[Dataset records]
-.-.-
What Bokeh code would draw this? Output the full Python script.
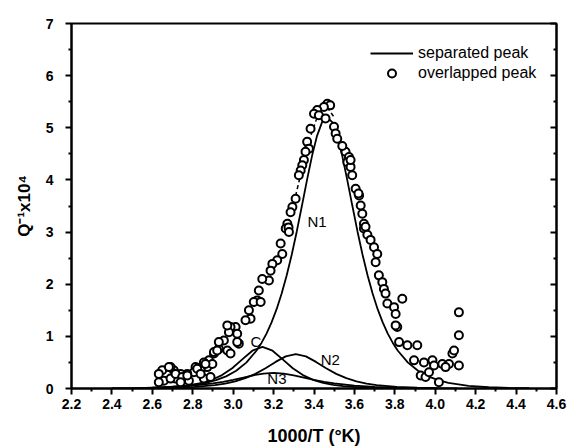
from bokeh.plotting import figure
from bokeh.models import (FixedTicker, PrintfTickFormatter, LinearAxis, Legend,
                          LegendItem, ColumnDataSource, CustomJSTickFormatter)
from bokeh.core.properties import value
from bokeh.embed import file_html
from bokeh.resources import INLINE

# ---------------- data ----------------
x_ticks = [2.2, 2.4, 2.6, 2.8, 3.0, 3.2, 3.4, 3.6, 3.8, 4.0, 4.2, 4.4, 4.6]
y_ticks = [0, 1, 2, 3, 4, 5, 6, 7]

# separated peak N1
n1_x = [2.565, 2.665, 2.765, 2.865, 2.915, 2.965, 3.015, 3.065, 3.115, 3.140, 3.165,
        3.190, 3.215, 3.240, 3.265, 3.290, 3.315, 3.340, 3.365, 3.390, 3.415, 3.440,
        3.465, 3.490, 3.515, 3.540, 3.565, 3.590, 3.615, 3.640, 3.665, 3.690, 3.715,
        3.740, 3.765, 3.790, 3.815, 3.865, 3.915, 3.965, 4.015, 4.065, 4.165, 4.265,
        4.365, 4.465]
n1_y = [0.011, 0.024, 0.051, 0.109, 0.159, 0.233, 0.340, 0.497, 0.724, 0.874, 1.053,
        1.267, 1.521, 1.821, 2.171, 2.571, 3.017, 3.499, 3.991, 4.456, 4.846, 5.108,
        5.200, 5.108, 4.846, 4.456, 3.991, 3.499, 3.017, 2.571, 2.171, 1.821, 1.521,
        1.267, 1.053, 0.874, 0.724, 0.497, 0.340, 0.233, 0.159, 0.109, 0.051, 0.024,
        0.011, 0.005]

# separated peak C
c_x = [2.545, 2.645, 2.745, 2.795, 2.845, 2.895, 2.945, 2.995, 3.045, 3.095, 3.145,
       3.195, 3.245, 3.295, 3.345, 3.395, 3.445, 3.495, 3.545, 3.645, 3.745]
c_y = [0.007, 0.018, 0.044, 0.068, 0.107, 0.167, 0.257, 0.389, 0.558, 0.725, 0.800,
       0.725, 0.558, 0.389, 0.257, 0.167, 0.107, 0.068, 0.044, 0.018, 0.007]

# separated peak N2
n2_x = [2.61, 2.71, 2.81, 2.91, 2.96, 3.01, 3.06, 3.11, 3.16, 3.21, 3.26, 3.31, 3.36,
        3.41, 3.46, 3.51, 3.56, 3.61, 3.66, 3.71, 3.81, 3.91, 4.01, 4.11]
n2_y = [0.007, 0.015, 0.031, 0.066, 0.095, 0.138, 0.198, 0.281, 0.388, 0.510, 0.616,
        0.660, 0.616, 0.510, 0.388, 0.281, 0.198, 0.138, 0.095, 0.066, 0.031, 0.015,
        0.007, 0.003]

# separated peak N3
n3_x = [2.40, 2.50, 2.60, 2.70, 2.80, 2.90, 2.95, 3.00, 3.05, 3.10, 3.15, 3.20, 3.25,
        3.30, 3.35, 3.40, 3.45, 3.50, 3.60, 3.70, 3.80, 3.90, 4.00]
n3_y = [0.005, 0.009, 0.016, 0.030, 0.054, 0.097, 0.128, 0.166, 0.209, 0.253, 0.287,
        0.300, 0.287, 0.253, 0.209, 0.166, 0.128, 0.097, 0.054, 0.030, 0.016, 0.009,
        0.005]

# overlapped peak (fitted, dashed near the top)
sum_x = [3.26, 3.30, 3.34, 3.38, 3.42, 3.46, 3.50]
sum_y = [3.05, 3.55, 4.20, 4.80, 5.25, 5.42, 5.20]

# overlapped peak, measured points
over_x = [3.466, 3.480, 3.449, 3.416, 3.400, 3.424, 3.457, 3.499, 3.507, 3.515, 3.383,
          3.366, 3.375, 3.358, 3.350, 3.342, 3.334, 3.325, 3.309, 3.293, 3.284, 3.268,
          3.260, 3.274, 3.556, 3.573, 3.565, 3.581, 3.589, 3.606, 3.623, 3.631, 3.639,
          3.647, 3.647, 3.581, 3.620, 3.655, 3.664, 3.680, 3.540,
          3.697, 3.713, 3.705, 3.721, 3.738, 3.746, 3.754, 3.837, 3.763, 3.796, 3.804,
          3.812, 3.821, 3.862, 3.911, 3.895, 3.944, 3.986, 3.994, 4.035, 4.068, 3.928,
          3.952, 3.969, 4.018, 4.085, 4.093, 4.117, 4.117, 4.117, 4.051, 3.804,
          3.276, 3.235, 3.243, 3.218, 3.194, 3.185, 3.177, 3.144, 3.127, 3.119, 3.102,
          3.136, 3.078, 3.086, 3.061, 3.012, 2.987, 2.979, 3.020, 2.954, 3.028, 2.929,
          2.971, 2.905, 2.987, 2.880, 2.855, 2.872, 2.897, 2.814, 2.839, 2.806, 2.773,
          2.740, 2.706, 2.690, 2.715, 2.781, 2.855, 2.888,
          2.649, 2.632, 2.682, 2.657, 2.690, 2.715, 2.748, 2.773, 2.740, 2.632, 2.822,
          2.839, 2.863, 2.905, 2.921, 2.929, 2.971, 3.020]
over_y = [5.46, 5.43, 5.40, 5.34, 5.27, 5.24, 5.18, 5.02, 4.89, 4.79, 4.98,
          4.73, 4.60, 4.54, 4.38, 4.28, 4.18, 4.09, 3.64, 3.48, 3.38, 3.16,
          3.07, 3.09, 4.54, 4.44, 4.34, 4.25, 4.09, 3.83, 3.70, 3.51, 3.35,
          3.16, 3.07, 4.38, 3.74, 3.10, 2.95, 2.85, 4.65,
          2.71, 2.58, 2.42, 2.17, 2.04, 1.91, 1.82, 1.72, 1.63, 1.56, 1.43,
          1.18, 0.89, 0.83, 0.83, 0.54, 0.50, 0.54, 0.44, 0.47, 0.47, 0.25,
          0.22, 0.31, 0.12, 0.67, 0.73, 0.44, 1.02, 1.46, 0.41, 1.21,
          3.00, 2.78, 2.58, 2.46, 2.39, 2.26, 2.07, 2.10, 1.88, 1.69, 1.66,
          1.66, 1.50, 1.34, 1.31, 1.18, 1.18, 1.08, 1.05, 0.92, 0.86, 0.76,
          0.73, 0.67, 0.67, 0.54, 0.50, 0.41, 0.47, 0.41, 0.35, 0.31, 0.28,
          0.28, 0.35, 0.41, 0.19, 0.15, 0.19, 0.22,
          0.35, 0.28, 0.41, 0.15, 0.19, 0.28, 0.22, 0.25, 0.12, 0.12, 0.38,
          0.28, 0.47, 0.70, 0.73, 0.89, 1.21, 0.89]

peak_labels = ["N1", "C", "N2", "N3"]
label_x = [3.368, 3.086, 3.433, 3.169]
label_y = [3.20, 0.91, 0.56, 0.19]

# ---------------- figure ----------------
FONT = "Liberation Sans"
p = figure(width=575, height=448, x_range=(2.2, 4.6), y_range=(0, 7),
           output_backend="svg", toolbar_location=None,
           min_border_left=71, min_border_right=19, min_border_top=23,
           min_border_bottom=60)
p.xgrid.visible = False
p.ygrid.visible = False
p.outline_line_color = "black"
p.outline_line_width = 2
p.outline_line_alpha = 1
p.background_fill_color = "white"
p.border_fill_color = "white"

lw = 1.8
r_n1 = p.line(n1_x, n1_y, line_color="black", line_width=lw)
p.line(c_x, c_y, line_color="black", line_width=lw)
p.line(n2_x, n2_y, line_color="black", line_width=lw)
p.line(n3_x, n3_y, line_color="black", line_width=lw)
p.line(sum_x, sum_y, line_color="black", line_width=1.5, line_dash="4 3")
r_sc = p.scatter(over_x, over_y, marker="circle", size=8, fill_color="white",
                 line_color="black", line_width=2)

src = ColumnDataSource(dict(x=label_x, y=label_y, t=peak_labels))
p.text(x="x", y="y", text="t", source=src, text_font=value(FONT),
       text_font_size="15px", text_baseline="middle", text_align="left",
       text_color="black")

# axes
xminor = [round(2.3 + 0.2 * i, 1) for i in range(12)]
yminor = [0.5 + i for i in range(7)]
for ax in p.xaxis:
    ax.ticker = FixedTicker(ticks=x_ticks, minor_ticks=xminor)
    ax.formatter = PrintfTickFormatter(format="%.1f")
    ax.axis_label = "1000/T (\u00b0K)"
for ax in p.yaxis:
    ax.ticker = FixedTicker(ticks=y_ticks, minor_ticks=yminor)
    ax.axis_label = "Q\u207b\u00b9x10\u2074"

for ax in p.xaxis + p.yaxis:
    ax.axis_line_color = "black"
    ax.axis_line_width = 2
    ax.major_tick_line_color = "black"
    ax.major_tick_line_width = 2
    ax.minor_tick_line_color = "black"
    ax.minor_tick_line_width = 2
    ax.major_tick_out = 6
    ax.major_tick_in = 0
    ax.minor_tick_out = 3
    ax.minor_tick_in = 0
    ax.major_label_text_font = FONT
    ax.major_label_text_font_style = "bold"
    ax.major_label_text_font_size = "14px"
    ax.major_label_text_color = "black"
    ax.axis_label_text_font = FONT
    ax.axis_label_text_font_style = "bold"
    ax.axis_label_text_color = "black"

p.xaxis.major_label_standoff = 4
p.xaxis.axis_label_text_font_size = "18px"
p.xaxis.axis_label_standoff = 14
p.yaxis.major_label_standoff = 12
p.yaxis.axis_label_text_font_size = "17px"
p.yaxis.axis_label_standoff = 9

rax = LinearAxis(ticker=FixedTicker(ticks=y_ticks, minor_ticks=yminor),
                 formatter=CustomJSTickFormatter(code="return '';"))
rax.axis_line_color = "black"
rax.axis_line_width = 2
rax.major_tick_line_width = 2
rax.minor_tick_line_width = 2
rax.major_tick_in = 6
rax.major_tick_out = 0
rax.minor_tick_in = 3
rax.minor_tick_out = 0
rax.major_label_standoff = 0
p.add_layout(rax, "right")

legend = Legend(items=[LegendItem(label="separated peak", renderers=[r_n1]),
                       LegendItem(label="overlapped peak", renderers=[r_sc])],
                location=(299, 305), orientation="vertical")
legend.border_line_alpha = 0
legend.background_fill_alpha = 0
legend.padding = 0
legend.margin = 0
legend.spacing = 0
legend.glyph_width = 43
legend.glyph_height = 20
legend.label_height = 20
legend.label_standoff = 5
legend.label_text_font = FONT
legend.label_text_font_size = "16px"
legend.label_text_color = "black"
p.add_layout(legend, "center")

open("out.html", "w").write(file_html(p, INLINE))
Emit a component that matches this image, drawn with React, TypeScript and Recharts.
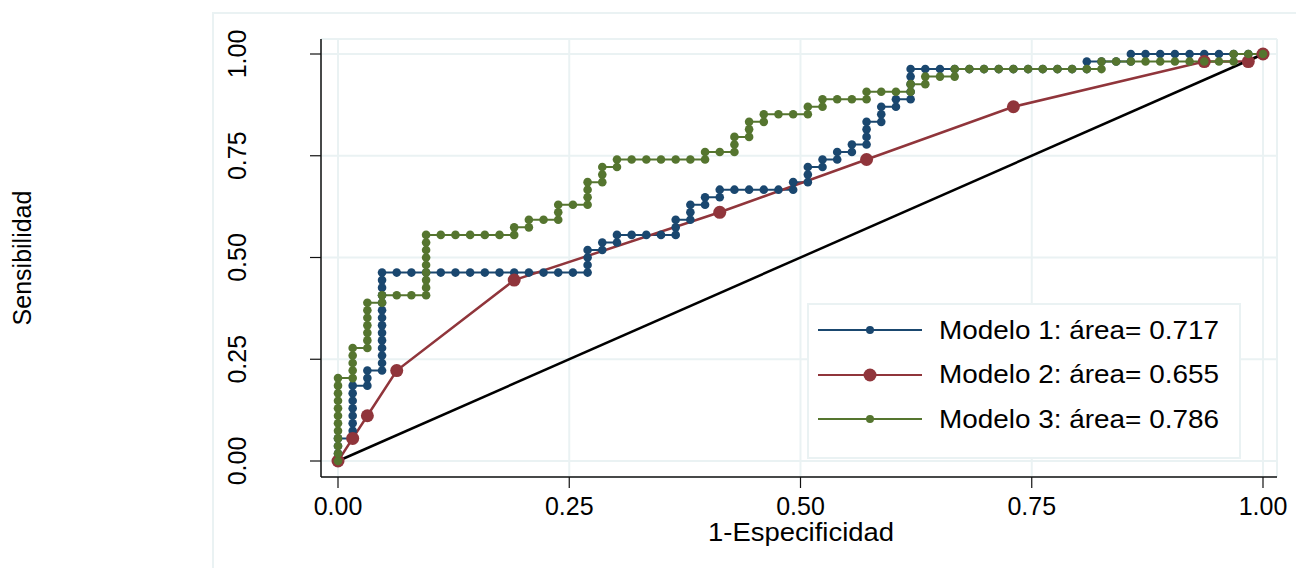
-.-.-
**EXERCISE:** Repeat, word for word and with no pictures, only the lines running from the beginning of the data to the line that contains "y_ticks = [0, 1, 2, 3, 4, 5, 6, 7]".

**WRITTEN ANSWER:**
What Bokeh code would draw this? Output the full Python script.
from bokeh.plotting import figure
from bokeh.models import (FixedTicker, PrintfTickFormatter, LinearAxis, Legend,
                          LegendItem, ColumnDataSource, CustomJSTickFormatter)
from bokeh.core.properties import value
from bokeh.embed import file_html
from bokeh.resources import INLINE

# ---------------- data ----------------
x_ticks = [2.2, 2.4, 2.6, 2.8, 3.0, 3.2, 3.4, 3.6, 3.8, 4.0, 4.2, 4.4, 4.6]
y_ticks = [0, 1, 2, 3, 4, 5, 6, 7]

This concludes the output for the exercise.